### SOURCE DATA
>> start

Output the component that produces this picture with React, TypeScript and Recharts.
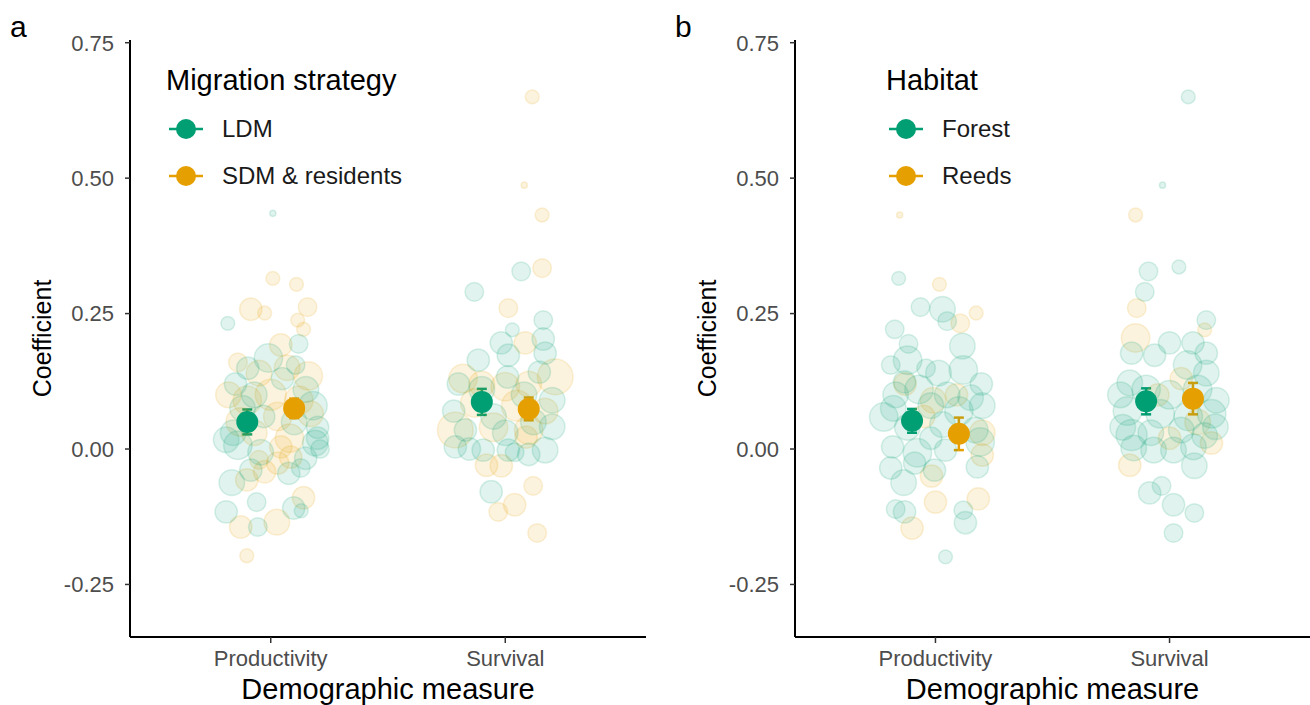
import React from "react"
import { ScatterChart, Scatter, XAxis, YAxis, ZAxis, ErrorBar } from "recharts"

const GREEN = "#009E73"
const ORANGE = "#E69F00"
const FONT = "'Liberation Sans', Arial, sans-serif"

const categories = ["Productivity", "Survival"]
const yTicks = [-0.25, 0, 0.25, 0.5, 0.75]

// [jittered x position, coefficient, weight]
const ldmPoints = [
  [0.817, 0.232, 2], [1.119, 0.194, 3], [0.99, 0.168, 6], [1.106, 0.155, 3], [0.902, 0.149, 4], [1.009, 0.435, 1],
  [0.85, 0.12, 4], [0.93, 0.1, 5], [1.05, 0.13, 4], [1.15, 0.11, 5], [1.18, 0.08, 6], [0.88, 0.075, 5],
  [0.97, 0.06, 4], [1.1, 0.05, 5], [1.2, 0.04, 4], [0.84, 0.03, 5], [0.81, 0.017, 5], [0.86, 0.007, 6],
  [0.957, -0.006, 5], [1.149, -0.017, 4], [1.19, 0.011, 5], [0.915, -0.039, 4], [1.077, -0.045, 4],
  [1.128, -0.035, 3], [0.834, -0.062, 5], [0.94, -0.098, 3], [0.81, -0.116, 4], [1.098, -0.109, 4],
  [1.13, -0.114, 2], [0.945, -0.144, 3], [1.21, 0.0, 3], [1.2, 0.02, 4],
  [2.068, 0.328, 3], [1.868, 0.29, 3], [2.162, 0.238, 3], [2.03, 0.22, 2], [1.983, 0.196, 4], [2.162, 0.203, 4],
  [2.013, 0.173, 4], [1.885, 0.164, 4], [2.17, 0.177, 4], [2.145, 0.142, 4], [2.01, 0.133, 4],
  [1.8, 0.12, 4], [1.9, 0.11, 5], [2.08, 0.1, 5], [2.2, 0.09, 5], [1.78, 0.07, 4], [1.95, 0.06, 5],
  [2.12, 0.05, 5], [1.83, 0.035, 4], [2.0, 0.03, 5], [2.2, 0.041, 5], [1.787, 0.004, 4], [1.847, 0.0, 4],
  [1.906, -0.002, 4], [2.013, -0.002, 4], [2.04, -0.006, 3], [2.17, -0.002, 5], [1.94, -0.079, 4], [2.1, -0.01, 4],
]

const sdmPoints = [
  [1.009, 0.315, 2], [1.11, 0.304, 2], [0.915, 0.258, 4], [0.974, 0.251, 2], [1.157, 0.262, 3], [1.115, 0.238, 2],
  [1.14, 0.221, 2], [1.043, 0.192, 4], [0.86, 0.16, 3], [0.95, 0.14, 5], [1.07, 0.15, 5], [1.16, 0.135, 6],
  [0.82, 0.1, 5], [0.9, 0.09, 6], [1.0, 0.1, 7], [1.12, 0.09, 6], [0.87, 0.05, 6], [1.03, 0.06, 6],
  [1.17, 0.065, 5], [0.93, 0.03, 5], [1.08, 0.02, 6], [1.043, 0.004, 4], [1.085, -0.015, 4], [1.03, -0.026, 4],
  [0.974, -0.042, 4], [0.898, -0.057, 4], [1.14, -0.09, 4], [0.872, -0.144, 4], [1.026, -0.135, 5],
  [0.898, -0.197, 2], [0.95, -0.02, 3],
  [2.157, 0.334, 3], [2.013, 0.26, 3], [2.085, 0.196, 4], [2.213, 0.133, 9], [2.115, 0.65, 2], [2.081, 0.487, 1],
  [2.157, 0.432, 2], [1.82, 0.13, 6], [1.9, 0.12, 5], [2.0, 0.115, 6], [2.1, 0.12, 5], [1.87, 0.085, 6],
  [2.05, 0.08, 7], [2.17, 0.07, 5], [1.787, 0.035, 9], [1.95, 0.04, 6], [2.1, 0.035, 6], [2.089, 0.022, 4],
  [1.92, -0.03, 4], [1.983, -0.031, 4], [2.119, -0.068, 3], [2.04, -0.103, 4], [1.97, -0.116, 3], [2.136, -0.155, 3],
]

const forestPoints = [
  [0.843, 0.315, 2], [0.936, 0.262, 3], [1.03, 0.258, 5], [1.05, 0.236, 3], [0.826, 0.221, 3], [0.885, 0.194, 3],
  [1.115, 0.19, 5], [0.881, 0.164, 6], [0.809, 0.155, 3], [1.119, 0.146, 6], [1.013, 0.14, 5], [0.96, 0.149, 3],
  [1.196, 0.12, 4], [0.868, 0.124, 4], [0.83, 0.1, 5], [0.93, 0.11, 6], [1.05, 0.1, 5], [1.15, 0.095, 5],
  [0.82, 0.075, 5], [0.98, 0.08, 5], [1.1, 0.07, 6], [1.2, 0.08, 5], [0.88, 0.04, 5], [1.03, 0.045, 5],
  [1.17, 0.035, 5], [0.779, 0.059, 6], [0.817, 0.004, 4], [0.923, -0.007, 6], [1.043, -0.002, 4],
  [1.191, 0.013, 6], [1.179, -0.033, 4], [0.809, -0.035, 4], [0.911, -0.026, 4], [0.996, -0.039, 4],
  [0.864, -0.062, 5], [0.83, -0.111, 3], [0.868, -0.116, 4], [1.119, -0.113, 3], [1.128, -0.136, 4],
  [1.043, -0.199, 2], [0.98, 0.02, 4],
  [1.91, 0.328, 3], [2.04, 0.336, 2], [1.894, 0.29, 3], [2.157, 0.238, 3], [1.838, 0.177, 4], [2.0, 0.196, 4],
  [2.1, 0.196, 4], [2.157, 0.177, 4], [1.936, 0.173, 4], [2.077, 0.155, 6], [2.157, 0.14, 5], [1.83, 0.122, 5],
  [2.08, 0.65, 2], [1.97, 0.487, 1], [1.79, 0.1, 5], [1.9, 0.11, 6], [2.0, 0.1, 6], [2.12, 0.11, 6],
  [2.2, 0.09, 5], [1.82, 0.07, 6], [1.96, 0.065, 6], [2.08, 0.06, 6], [2.18, 0.065, 6], [1.8, 0.04, 5],
  [1.92, 0.03, 5], [2.05, 0.035, 5], [2.15, 0.025, 5], [1.838, 0.026, 7], [1.847, 0.002, 5], [1.932, -0.002, 5],
  [2.017, -0.002, 5], [2.102, 0.004, 5], [2.196, 0.041, 5], [2.106, -0.031, 5], [1.966, -0.068, 3],
  [1.915, -0.081, 4], [2.017, -0.103, 4], [2.106, -0.118, 3], [2.017, -0.155, 3],
]

const reedsPoints = [
  [0.847, 0.432, 1], [1.017, 0.304, 2], [1.106, 0.232, 3], [1.174, 0.251, 2], [0.87, 0.12, 4], [0.99, 0.09, 5],
  [1.09, 0.1, 4], [1.2, 0.03, 5], [0.95, 0.06, 4], [1.2, -0.011, 4], [0.983, -0.05, 4], [1.0, -0.098, 4],
  [1.183, -0.092, 4], [0.9, -0.146, 4],
  [1.855, 0.432, 2], [1.86, 0.26, 3], [2.15, 0.22, 2], [1.855, 0.205, 6], [1.95, 0.1, 4], [2.05, 0.13, 4],
  [2.12, 0.05, 5], [2.179, 0.011, 4], [1.83, -0.03, 4], [2.0, 0.02, 4],
]

// [x position, mean coefficient, error]
const ldmMeans = [[0.9, 0.05, 0.023], [1.9, 0.087, 0.024]]
const sdmMeans = [[1.1, 0.075, 0.018], [2.1, 0.074, 0.021]]
const forestMeans = [[0.9, 0.052, 0.022], [1.9, 0.088, 0.024]]
const reedsMeans = [[1.1, 0.028, 0.03], [2.1, 0.093, 0.029]]

const toRows = (pts: number[][]) => pts.map(([x, y, w]) => ({ x, y, w }))
const toMeanRows = (pts: number[][]) => pts.map(([x, y, err]) => ({ x, y, err }))

function LegendBox({ title, names, left }: { title: string; names: string[]; left: number }) {
  const colors = [GREEN, ORANGE]
  return (
    <div style={{ position: "absolute", left, top: 60, background: "#fff", padding: "4px 10px 6px 8px", fontFamily: FONT }}>
      <div style={{ fontSize: 29, color: "#000", marginBottom: 8, lineHeight: "33px" }}>{title}</div>
      {names.map((n, i) => (
        <div key={n} style={{ display: "flex", alignItems: "center", height: 47 }}>
          <svg width={40} height={24} style={{ marginRight: 16 }}>
            <line x1={3} y1={12} x2={37} y2={12} stroke={colors[i]} strokeWidth={2.5} />
            <circle cx={20} cy={12} r={10} fill={colors[i]} />
          </svg>
          <span style={{ fontSize: 24, color: "#1a1a1a" }}>{n}</span>
        </div>
      ))}
    </div>
  )
}

function Panel(props: {
  letter: string
  left: number
  width: number
  yAxisWidth: number
  rightMargin: number
  title: string
  names: string[]
  legendLeft: number
  greenPts: number[][]
  orangePts: number[][]
  greenMeans: number[][]
  orangeMeans: number[][]
}) {
  const meanShape = (color: string) => (p: any) => <circle cx={p.cx} cy={p.cy} r={11} fill={color} />
  return (
    <div style={{ position: "absolute", left: props.left, top: 0, width: props.width, height: 705 }}>
      <ScatterChart width={props.width} height={705} margin={{ top: 40, right: props.rightMargin, left: 0, bottom: 6 }}>
        <XAxis
          type="number"
          dataKey="x"
          domain={[0.4, 2.6]}
          ticks={[1, 2]}
          allowDataOverflow
          tickFormatter={(v: number) => categories[v - 1]}
          height={62}
          axisLine={{ stroke: "#000", strokeWidth: 2 }}
          tickLine={{ stroke: "#333", strokeWidth: 1.5 }}
          tickSize={6}
          tickMargin={7}
          tick={{ fill: "#4d4d4d", fontSize: 22 }}
          label={{ value: "Demographic measure", position: "insideBottom", offset: 0, style: { fontSize: 29, fill: "#000" } }}
        />
        <YAxis
          type="number"
          dataKey="y"
          domain={[-0.347, 0.755]}
          ticks={yTicks}
          allowDataOverflow
          tickFormatter={(v: number) => v.toFixed(2)}
          width={props.yAxisWidth}
          axisLine={{ stroke: "#000", strokeWidth: 2 }}
          tickLine={{ stroke: "#333", strokeWidth: 1.5 }}
          tickSize={5}
          tickMargin={11}
          tick={{ fill: "#4d4d4d", fontSize: 22 }}
          label={{ value: "Coefficient", angle: -90, position: "insideLeft", offset: props.yAxisWidth - 88, style: { fontSize: 25, fill: "#000", textAnchor: "middle" } }}
        />
        <ZAxis type="number" dataKey="w" domain={[1, 9]} range={[30, 1000]} />
        <Scatter data={toRows(props.orangePts)} fill={ORANGE} fillOpacity={0.13} stroke={ORANGE} strokeOpacity={0.15} strokeWidth={1.5} isAnimationActive={false} />
        <Scatter data={toRows(props.greenPts)} fill={GREEN} fillOpacity={0.12} stroke={GREEN} strokeOpacity={0.15} strokeWidth={1.5} isAnimationActive={false} />
        <Scatter data={toMeanRows(props.greenMeans)} shape={meanShape(GREEN)} isAnimationActive={false}>
          <ErrorBar dataKey="err" direction="y" width={5} stroke={GREEN} strokeWidth={2.5} />
        </Scatter>
        <Scatter data={toMeanRows(props.orangeMeans)} shape={meanShape(ORANGE)} isAnimationActive={false}>
          <ErrorBar dataKey="err" direction="y" width={5} stroke={ORANGE} strokeWidth={2.5} />
        </Scatter>
      </ScatterChart>
      <div style={{ position: "absolute", left: props.yAxisWidth - 120, top: 10, fontSize: 30, fontFamily: FONT, color: "#000" }}>
        {props.letter}
      </div>
      <LegendBox title={props.title} names={props.names} left={props.legendLeft} />
    </div>
  )
}

export default function App() {
  return (
    <div style={{ position: "absolute", left: 0, top: 0, width: 1310, height: 705, background: "#fff", fontFamily: FONT, overflow: "hidden" }}>
      <Panel
        letter="a"
        left={0}
        width={660}
        yAxisWidth={130}
        rightMargin={14}
        title="Migration strategy"
        names={["LDM", "SDM & residents"]}
        legendLeft={158}
        greenPts={ldmPoints}
        orangePts={sdmPoints}
        greenMeans={ldmMeans}
        orangeMeans={sdmMeans}
      />
      <Panel
        letter="b"
        left={655}
        width={655}
        yAxisWidth={140}
        rightMargin={0}
        title="Habitat"
        names={["Forest", "Reeds"]}
        legendLeft={223}
        greenPts={forestPoints}
        orangePts={reedsPoints}
        greenMeans={forestMeans}
        orangeMeans={reedsMeans}
      />
    </div>
  )
}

>> end

### SHORT EXERCISE
Every line from the start of the listing above through the line with "const yTicks = [-0.25, 0, 0.25, 0.5, 0.75]" should be repeated exactly; skip the pictures and add nothing else.

### THE REPLY
Output the component that produces this picture with React, TypeScript and Recharts.
import React from "react"
import { ScatterChart, Scatter, XAxis, YAxis, ZAxis, ErrorBar } from "recharts"

const GREEN = "#009E73"
const ORANGE = "#E69F00"
const FONT = "'Liberation Sans', Arial, sans-serif"

const categories = ["Productivity", "Survival"]
const yTicks = [-0.25, 0, 0.25, 0.5, 0.75]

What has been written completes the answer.